Georg Kulenkampff (1898-1948) left Germany for Switzerland in 1943 and for the remaining years of his sadly curtailed life based himself in the country. He took over Carl Flesch’s teaching position in Lucerne in 1944. However, it was to Zurich that Decca sent the experienced recording producer Victor Olof to capture the Hanseatic violinist and his piano accompanist, the then little-known Georg Solti, in Brahms’s Violin Sonata No.1. The Decca team in London must have approved. Recording engineer Rolf Liebermann had done a fine job and so the following year out went Olof again, this time with Kenneth ‘Wilko’ Wilkinson in tow, to wrap up the sonata sequence. Each sonata was released separately – this was still the day of the 78.

These sonata performances have been reissued over the years in various forms. The first time I heard them was on an Ace of Clubs LP, though they were also reissued by Richmond. Subsequent CD reissues have brought them to wider attention and now Pristine, with the use of XR re-mastering, has ventured forth with its own reissue.

Having recently reviewed a revisionist set of the sonatas that seemed to think that playing them all at a single unvaryingly fast tempo was a sensible thing to do, it has been a pleasure to return to Kulenkampff and Solti for readings of aristocratic probity.

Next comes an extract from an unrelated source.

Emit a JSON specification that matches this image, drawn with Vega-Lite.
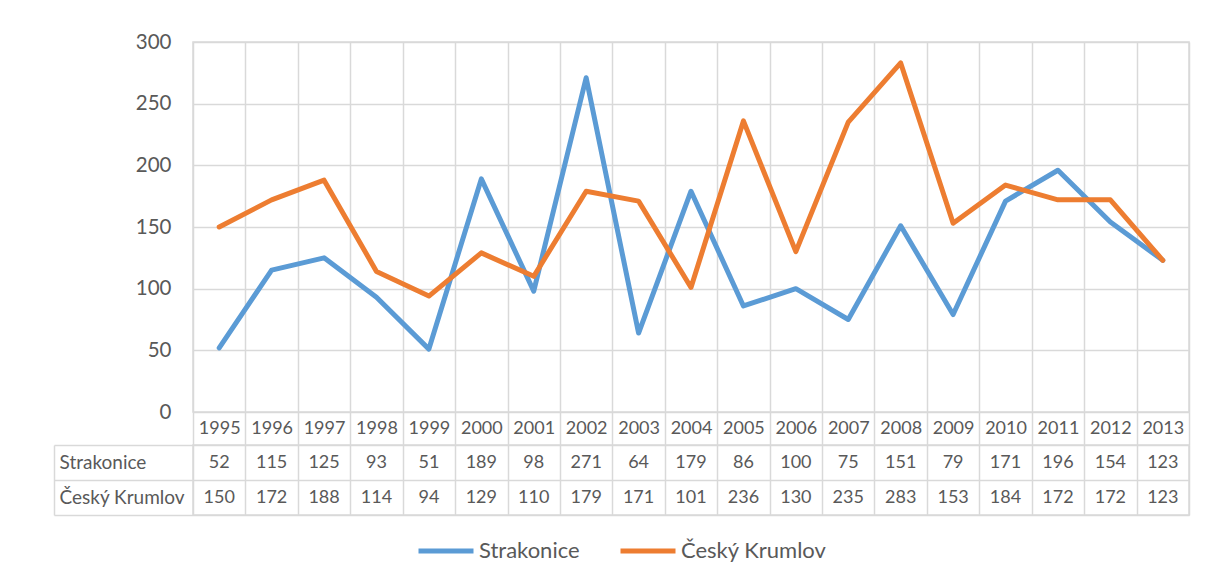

Their approach to metrics is flexible but rigorously musical. Kulenkampff could be fervid in concert as a number of live broadcasts show – the Sibelius Concerto with Furtwängler for one but Podium Legend has a raft of live material too – though in the studio there was generally a controlled and refining eloquence about his playing. The lyricism of the slow movement in the Sonata in G is especially well conveyed and his unindulgent, subtly inflected and expressive playing graces the finale with a sense of logical development. Deft portamenti were part of his arsenal though he was by and large quite a clean player in that respect. His approach to these sonatas remains lofty, vibrato noticeably increasing in both amplitude and width in the finale of the Sonata in A where both musicians judge things beautifully. Both also choose unexceptional tempi but ones that always move decisively forward, a product of an acute rhythmic sensibility, and that invokes a refined occasionally withdrawn quality. Whilst others are more superficially evocative in the slow movement of the D minor, for instance, Kulenkampff generates a quiet intensity and in the finale is full of sweep but also lyric bite.

The Second Sonata seems to have some small inherent problems regarding surface noise and it’s the one that has caused Andrew Rose the most problems in his restorations. Set against its companions, it sounds somewhat recessed sound-wise, though the tonal qualities of the two musicians still register strongly. An excellent restoration.